I have not yet tested this solution, and a better (more elegant) solution would exist, but this is what I would do:

while read p
do

    # For each found result, do...
    grep -riIn ${p} "${SEARCHPATH} | while read -r line ; do

        # Split array on ':' into an array 
        # element 0 is relative path to file
        # element 1 is line number of match
        IFS=':' read -r -a array <<< "${line}"
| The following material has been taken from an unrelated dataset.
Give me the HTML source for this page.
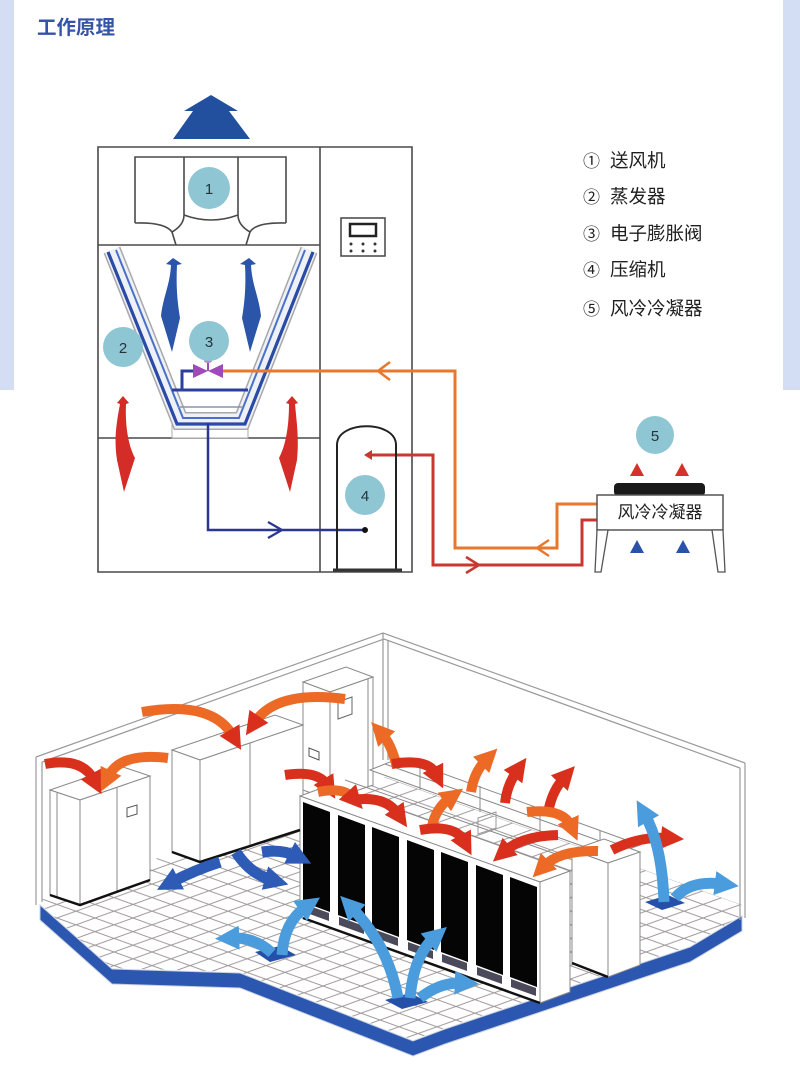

        # Print your header
        echo "FOUND '${p}' in '${array[0]}' on line ${array[1]}"
        echo -e "\n"

        # Calculate ranges (number of lines before and after match)
        from_line_nr=$((${array[1]}-5))
        to_line_nr=$((${array[1]}+5))
        # limit ranges if the result is not a valid line number
        # sed can handle numbers bigger than the number of lines in the file
        # so we only need to make sure our lower limit equals to 
        if [ "${from_line_nr}" -lt "1" ]; then from_line_nr=1; fi

        # show lines before and after match using sed
        sed -n "${from_line_nr},${to_line_nr}p" "${array[0]}"

        # Add some white lines to improve readability
        echo -e "\n\n"
    done

done < "${SEARCHWORDS}"

Instead of using the parameters -A and -B (or -C in short), I grep for only the line of the match, than I print the header that you want and continue printing the context of the found match using sed.